I became interested in how much CPU memory write traffic corresponds to "stack writes". For x86-64 this roughly corresponds to writes that use RSP or RBP as a base register (including implicitly via PUSH/CALL). I thought I had pretty good intuitions about x86 machine code, but the results surprised me.
In a Firefox debug build running a (non-media) DOM test (including browser startup/rendering/shutdown), Linux x86-64, non-optimized (in an rr recording, though that shouldn't matter):
|Base register
|Fraction of written bytes
|RAX
|0.40%
|RCX
|0.32%
|RDX
|0.31%
|RBX
|0.01%
|RSP
|53.48%
|RBP
|44.12%
|RSI
|0.50%
|RDI
|0.58%
|R8
|0.01%
|R9
|0.00%
|R10
|0.00%
|R11
|0.00%
|R12
|0.00%
|R13
|0.00%
|R14
|0.00%
|R15
|0.00%
|RIP
|0.00%
|RDI (MOVS/STOS)
|0.25%
|Other
|0.00%
|RSP/RBP
|97.59%
Ooof! I expected stack writes to dominate, since non-opt Firefox builds have lots of trivial function calls and local variables live on the stack, but 97.6% is a lot more dominant than I expected.
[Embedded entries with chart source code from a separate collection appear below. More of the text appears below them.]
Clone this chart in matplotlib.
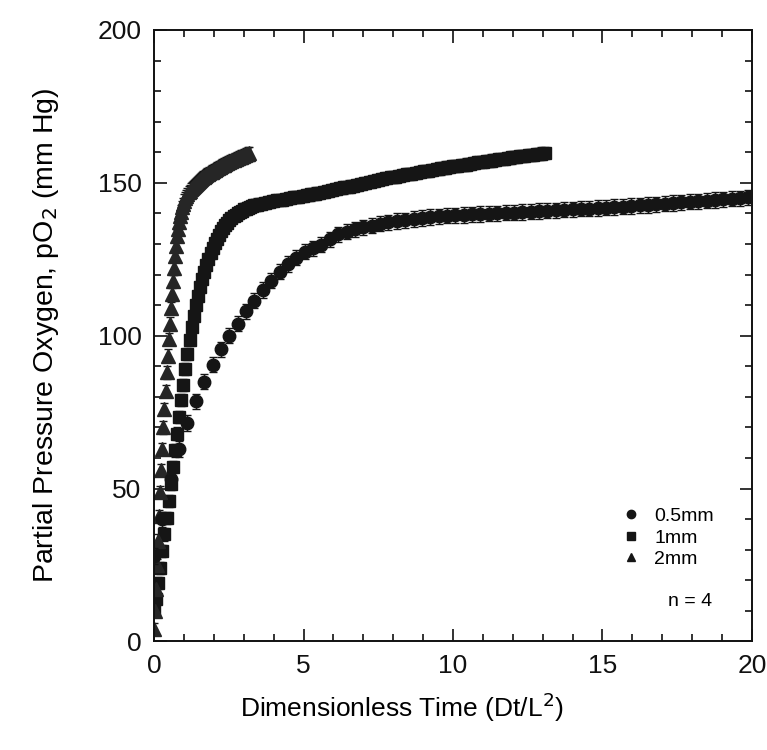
import numpy as np
import matplotlib
matplotlib.use("Agg")
from matplotlib import pyplot as plt
from matplotlib.lines import Line2D
from matplotlib.ticker import MultipleLocator

plt.rcParams['font.family'] = ['Liberation Sans', 'DejaVu Sans']

# 0.5 mm slab, sampled every 0.28 Dt/L^2
step_05 = 0.28
p_05 = [28, 40, 53, 63, 71.5, 78.5, 85, 90.5, 95.5, 100, 104, 108, 111.5, 115,
        118, 121, 123.5, 125.5, 127.5, 128.6, 129.8, 131.5, 133.2, 134, 134.8,
        135.5, 136, 136.6, 137.1, 137.5, 137.8, 138.2, 138.5, 138.8, 139.1,
        139.3, 139.4, 139.5, 139.7, 139.8, 139.9, 140, 140.2, 140.3, 140.5,
        140.6, 140.8, 140.9, 141, 141.2, 141.3, 141.5, 141.6, 141.8, 141.9,
        142.1, 142.2, 142.4, 142.6, 142.8, 143, 143.2, 143.4, 143.6, 143.8,
        144, 144.2, 144.4, 144.6, 144.8, 145, 145.3]
err_05 = 2.5

# 1 mm slab: fine sampling for the steep start, coarser after
p_1_early = [10, 14, 19, 24, 29.5, 35, 40.5, 46, 51.5, 57, 62.5, 68, 73.5, 79,
             84, 89, 94, 98.5, 103, 106.5, 110, 113, 116, 118.5, 121, 123, 125,
             127, 128.7, 130.3, 131.7, 133, 134.2, 135.2, 136.2, 137, 137.8,
             138.5, 139.1, 139.6, 140.1, 140.5, 140.9, 141.3, 141.6, 141.9,
             142.2, 142.5, 142.7, 142.9]
p_1_late = [143.1, 143.4, 143.7, 144.0, 144.3, 144.5, 144.8, 145.0, 145.3, 145.5,
            145.7, 146.0, 146.2, 146.5, 146.7, 147.0, 147.3, 147.6, 147.9, 148.2,
            148.5, 148.8, 149.1, 149.4, 149.7, 150.0, 150.3, 150.6, 150.9, 151.2,
            151.5, 151.8, 152.0, 152.3, 152.5, 152.8, 153.0, 153.3, 153.5, 153.8,
            154.0, 154.3, 154.5, 154.7, 155.0, 155.2, 155.4, 155.6, 155.8, 156.0,
            156.2, 156.5, 156.7, 156.9, 157.1, 157.3, 157.5, 157.7, 157.9, 158.1,
            158.3, 158.5, 158.7, 158.9, 159.0, 159.2, 159.4, 159.6, 159.8]
err_1 = 2.0

# 2 mm slab, sampled every 0.035 Dt/L^2
step_2 = 0.035
p_2 = [4, 10, 17, 25, 33, 41, 49, 56, 63, 70, 76, 82, 88, 93.5, 99, 104, 109,
       113.5, 118, 122, 126, 129.5, 132.5, 135, 137.2, 139, 140.6, 142, 143.2,
       144.2, 145, 145.7, 146.3, 146.9, 147.4, 147.9, 148.3, 148.7, 149.1,
       149.4, 149.7, 150.0, 150.3, 150.6, 150.9, 151.2, 151.5, 151.8, 152.0,
       152.3, 152.5, 152.8, 153.0, 153.3, 153.5, 153.7, 153.9, 154.1, 154.3,
       154.5, 154.7, 154.9, 155.1, 155.3, 155.5, 155.7, 155.8, 156.0, 156.2,
       156.4, 156.5, 156.7, 156.9, 157.0, 157.2, 157.4, 157.5, 157.7, 157.8,
       158.0, 158.1, 158.3, 158.4, 158.6, 158.7, 158.9, 159.0, 159.2, 159.3,
       159.5, 159.6, 159.8]
err_2 = 2.0

labels = ['0.5mm', '1mm', '2mm']

t_05 = step_05 * np.arange(len(p_05))
t_1 = np.concatenate([0.07 * np.arange(len(p_1_early)),
                      3.57 + 0.14 * np.arange(len(p_1_late))])
p_1 = p_1_early + p_1_late
t_2 = step_2 * np.arange(len(p_2))

ink = '#151515'

fig = plt.figure(figsize=(7.67, 7.5), dpi=100)
ax = fig.add_axes([0.2008, 0.1447, 0.7796, 0.8153])

ax.errorbar(t_05, p_05, yerr=err_05, fmt='o', ms=9, color=ink, mec=ink,
            ecolor=ink, elinewidth=1, capsize=3, capthick=1, zorder=3)
ax.errorbar(t_1, p_1, yerr=err_1, fmt='s', ms=9, color=ink, mec=ink,
            ecolor=ink, elinewidth=1, capsize=3, capthick=1, zorder=2)
ax.errorbar(t_2, p_2, yerr=err_2, fmt='^', ms=10, color='#262626', mec='#262626',
            ecolor=ink, elinewidth=1, capsize=3, capthick=1, zorder=2)

ax.set_xlim(0, 20)
ax.set_ylim(0, 200)
ax.xaxis.set_major_locator(MultipleLocator(5))
ax.xaxis.set_minor_locator(MultipleLocator(1))
ax.yaxis.set_major_locator(MultipleLocator(50))
ax.yaxis.set_minor_locator(MultipleLocator(10))
ax.tick_params(which='both', direction='in', top=True, right=True, width=1.2,
               labelsize=19, colors='#111111')
ax.tick_params(which='major', length=9, pad=9)
ax.tick_params(which='minor', length=5)
for s in ax.spines.values():
    s.set_linewidth(1.4)
    s.set_color('#111111')

ax.set_xlabel('Dimensionless Time (Dt/L$^2$)', fontsize=19)
ax.xaxis.set_label_coords(0.415, -0.08)
ax.set_ylabel('Partial Pressure Oxygen, pO$_2$ (mm Hg)', fontsize=20.5, labelpad=26)

handles = [Line2D([], [], ls='none', marker=m, ms=6, color=ink)
           for m in ['o', 's', '^']]
ax.legend(handles, labels, loc='upper left', bbox_to_anchor=(0.768, 0.232),
          frameon=False, fontsize=14, handlelength=1.0, handletextpad=0.7,
          labelspacing=0.2, borderaxespad=0)
ax.text(0.897, 0.065, 'n = 4', transform=ax.transAxes, fontsize=14,
        ha='center', va='center')

fig.savefig('out.png', dpi=100)
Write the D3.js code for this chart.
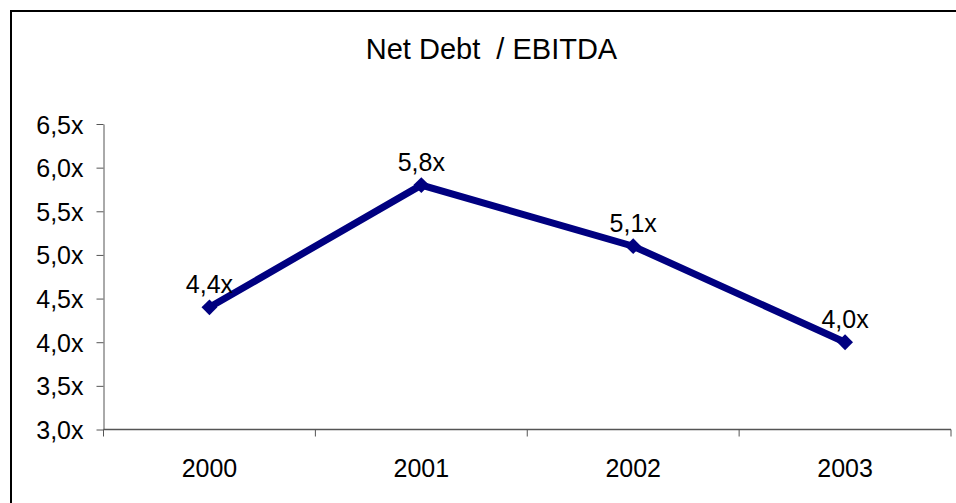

You would expect optimized builds to be much less stack-dominated because trivial functions have been inlined and local variables should mostly be in registers. So here's a Firefox optimized build:
|Base register
|Fraction of written bytes
|RAX
|1.23%
|RCX
|0.78%
|RDX
|0.36%
|RBX
|2.75%
|RSP
|75.30%
|RBP
|8.34%
|RSI
|0.98%
|RDI
|4.07%
|R8
|0.19%
|R9
|0.06%
|R10
|0.04%
|R11
|0.03%
|R12
|0.40%
|R13
|0.30%
|R14
|1.13%
|R15
|0.36%
|RIP
|0.14%
|RDI (MOVS/STOS)
|3.51%
|Other
|0.03%
|RSP/RBP
|83.64%
Definitely less stack-dominated than for non-opt builds — but still very stack-dominated! And of course this is not counting indirect writes to the stack, e.g. to out-parameters via pointers held in general-purpose registers. (Note that opt builds could use RBP for non-stack purposes, but Firefox builds with -fno-omit-frame-pointer so only in leaf functions, and even then, probably not.)
It would be interesting to compare the absolute number of written bytes between opt and non-opt builds but I don't have traces running the same test immediately at hand. Non-opt builds certainly do a lot more writes.